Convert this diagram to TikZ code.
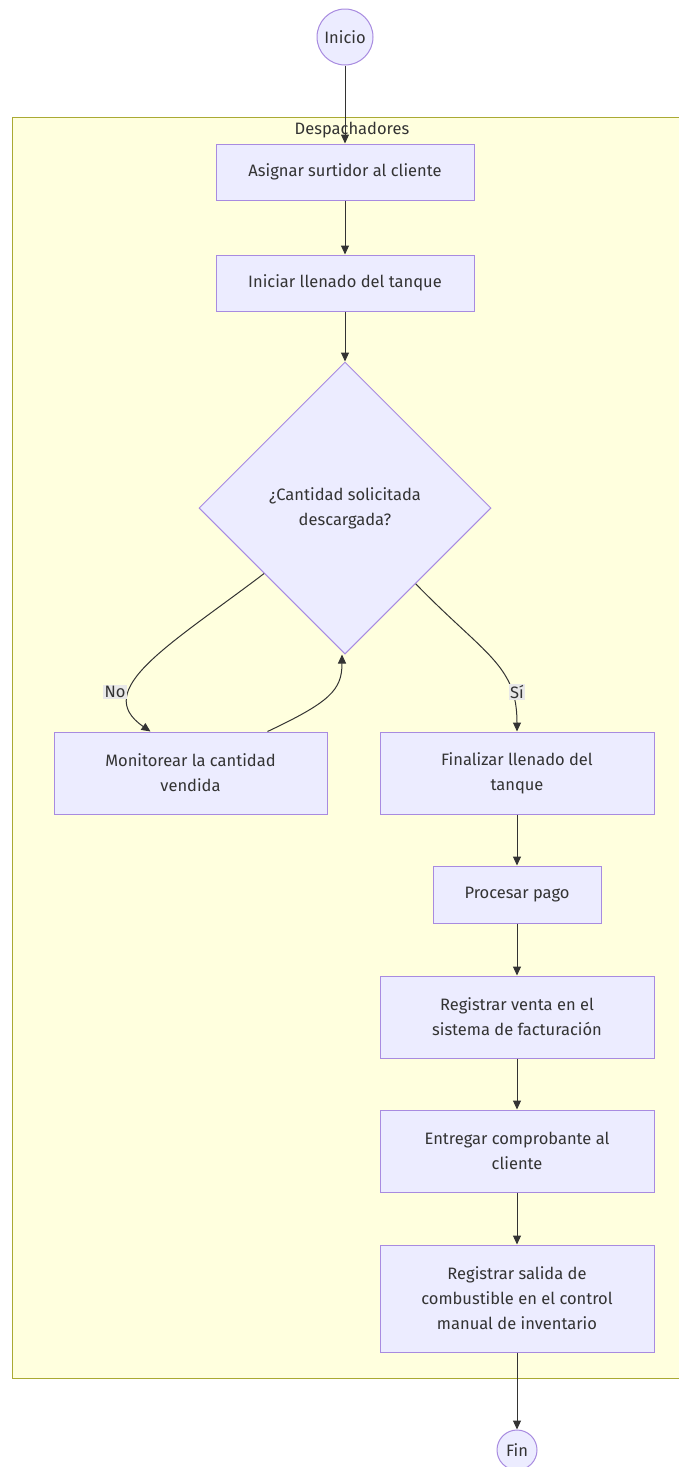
\documentclass[tikz,border=0pt]{standalone}
\usepackage{fontspec}
\setmainfont{Fira Sans}
\usetikzlibrary{shapes.geometric,arrows.meta,calc}
\definecolor{nodefill}{HTML}{ECECFF}
\definecolor{nodeline}{HTML}{A88BE0}
\definecolor{clusterfill}{HTML}{FFFFDE}
\definecolor{clusterline}{HTML}{AAAA33}
\definecolor{ink}{HTML}{333333}
\definecolor{labelbg}{HTML}{E8E8E8}

\begin{document}
\begin{tikzpicture}[x=1pt,y=-1pt,
  txt/.style={font=\fontsize{16.5}{25}\selectfont, text=ink},
  stepbox/.style={txt, draw=nodeline, fill=nodefill, line width=1pt,
    rectangle, align=center, inner sep=0pt},
  terminal/.style={txt, draw=nodeline, fill=nodefill, line width=1pt,
    circle, inner sep=0pt},
  decision/.style={txt, draw=nodeline, fill=nodefill, line width=1pt,
    diamond, aspect=1, align=center, inner sep=0pt,
    minimum width=292pt, minimum height=292pt},
  flow/.style={draw=ink, line width=1pt,
    -{Triangle[length=9pt,width=8pt]}},
  edgelabel/.style={txt, fill=labelbg, inner sep=1.5pt}
]
\useasboundingbox (0,0) rectangle (679,1467);
\clip (0,0) rectangle (679,1467);
\fill[white] (0,0) rectangle (679,1467);

% swimlane
\draw[fill=clusterfill, draw=clusterline, line width=1pt]
  (12,117) rectangle (700,1378);
\node[txt] (lane) at (352,130) {Despachadores};

% nodes
\node[terminal, minimum size=56pt] (ini) at (345,37) {Inicio};
\node[stepbox, minimum width=258pt, minimum height=56pt] (asig) at (345,172) {Asignar surtidor al cliente};
\node[stepbox, minimum width=258pt, minimum height=56pt] (inic) at (345,283) {Iniciar llenado del tanque};
\node[decision] (dec) at (345,508) {¿Cantidad solicitada\\descargada?};
\node[stepbox, minimum width=273pt, minimum height=82pt] (mon) at (190.5,773) {Monitorear la cantidad\\vendida};
\node[stepbox, minimum width=274pt, minimum height=82pt] (fin) at (517,773) {Finalizar llenado del\\tanque};
\node[stepbox, minimum width=168pt, minimum height=57pt] (pago) at (517,894.5) {Procesar pago};
\node[stepbox, minimum width=274pt, minimum height=82pt] (venta) at (517,1017) {Registrar venta en el\\sistema de facturación};
\node[stepbox, minimum width=274pt, minimum height=82pt] (compr) at (517,1151) {Entregar comprobante al\\cliente};
\node[stepbox, minimum width=274pt, minimum height=107pt] (salida) at (517,1298.5) {Registrar salida de\\combustible en el control\\manual de inventario};
\node[terminal, minimum size=40pt] (end) at (517,1450) {Fin};

% connectors
\draw[flow] (ini) -- (asig);
\draw[flow] (asig) -- (inic);
\draw[flow] (inic) -- (dec.north);
\draw[flow] (dec.219) .. controls (170,645) and (90,690) .. ($(mon.north west)+(97,0)$);
\draw[flow] ($(mon.north west)+(214,0)$) .. controls (330,702) and (342,690) .. ($(dec.south)+(-3,0)$);
\draw[flow] (dec.-47) .. controls (485,655) and (517,665) .. (fin.north);
\draw[flow] (fin) -- (pago);
\draw[flow] (pago) -- (venta);
\draw[flow] (venta) -- (compr);
\draw[flow] (compr) -- (salida);
\draw[flow] (salida) -- (end);

% branch labels
\node[edgelabel] (lno) at (115,692) {No};
\node[edgelabel] (lsi) at (517,692) {Sí};
\end{tikzpicture}
\end{document}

### CHALLENGE:
Transcribe all the data word for word; the images stay out.

### WRITTEN ANSWER:
Convert this diagram to TikZ code.
\documentclass[tikz,border=0pt]{standalone}
\usepackage{fontspec}
\setmainfont{Fira Sans}
\usetikzlibrary{shapes.geometric,arrows.meta,calc}
\definecolor{nodefill}{HTML}{ECECFF}
\definecolor{nodeline}{HTML}{A88BE0}
\definecolor{clusterfill}{HTML}{FFFFDE}
\definecolor{clusterline}{HTML}{AAAA33}
\definecolor{ink}{HTML}{333333}
\definecolor{labelbg}{HTML}{E8E8E8}

\begin{document}
\begin{tikzpicture}[x=1pt,y=-1pt,
  txt/.style={font=\fontsize{16.5}{25}\selectfont, text=ink},
  stepbox/.style={txt, draw=nodeline, fill=nodefill, line width=1pt,
    rectangle, align=center, inner sep=0pt},
  terminal/.style={txt, draw=nodeline, fill=nodefill, line width=1pt,
    circle, inner sep=0pt},
  decision/.style={txt, draw=nodeline, fill=nodefill, line width=1pt,
    diamond, aspect=1, align=center, inner sep=0pt,
    minimum width=292pt, minimum height=292pt},
  flow/.style={draw=ink, line width=1pt,
    -{Triangle[length=9pt,width=8pt]}},
  edgelabel/.style={txt, fill=labelbg, inner sep=1.5pt}
]
\useasboundingbox (0,0) rectangle (679,1467);
\clip (0,0) rectangle (679,1467);
\fill[white] (0,0) rectangle (679,1467);

% swimlane
\draw[fill=clusterfill, draw=clusterline, line width=1pt]
  (12,117) rectangle (700,1378);
\node[txt] (lane) at (352,130) {Despachadores};

% nodes
\node[terminal, minimum size=56pt] (ini) at (345,37) {Inicio};
\node[stepbox, minimum width=258pt, minimum height=56pt] (asig) at (345,172) {Asignar surtidor al cliente};
\node[stepbox, minimum width=258pt, minimum height=56pt] (inic) at (345,283) {Iniciar llenado del tanque};
\node[decision] (dec) at (345,508) {¿Cantidad solicitada\\descargada?};
\node[stepbox, minimum width=273pt, minimum height=82pt] (mon) at (190.5,773) {Monitorear la cantidad\\vendida};
\node[stepbox, minimum width=274pt, minimum height=82pt] (fin) at (517,773) {Finalizar llenado del\\tanque};
\node[stepbox, minimum width=168pt, minimum height=57pt] (pago) at (517,894.5) {Procesar pago};
\node[stepbox, minimum width=274pt, minimum height=82pt] (venta) at (517,1017) {Registrar venta en el\\sistema de facturación};
\node[stepbox, minimum width=274pt, minimum height=82pt] (compr) at (517,1151) {Entregar comprobante al\\cliente};
\node[stepbox, minimum width=274pt, minimum height=107pt] (salida) at (517,1298.5) {Registrar salida de\\combustible en el control\\manual de inventario};
\node[terminal, minimum size=40pt] (end) at (517,1450) {Fin};

% connectors
\draw[flow] (ini) -- (asig);
\draw[flow] (asig) -- (inic);
\draw[flow] (inic) -- (dec.north);
\draw[flow] (dec.219) .. controls (170,645) and (90,690) .. ($(mon.north west)+(97,0)$);
\draw[flow] ($(mon.north west)+(214,0)$) .. controls (330,702) and (342,690) .. ($(dec.south)+(-3,0)$);
\draw[flow] (dec.-47) .. controls (485,655) and (517,665) .. (fin.north);
\draw[flow] (fin) -- (pago);
\draw[flow] (pago) -- (venta);
\draw[flow] (venta) -- (compr);
\draw[flow] (compr) -- (salida);
\draw[flow] (salida) -- (end);

% branch labels
\node[edgelabel] (lno) at (115,692) {No};
\node[edgelabel] (lsi) at (517,692) {Sí};
\end{tikzpicture}
\end{document}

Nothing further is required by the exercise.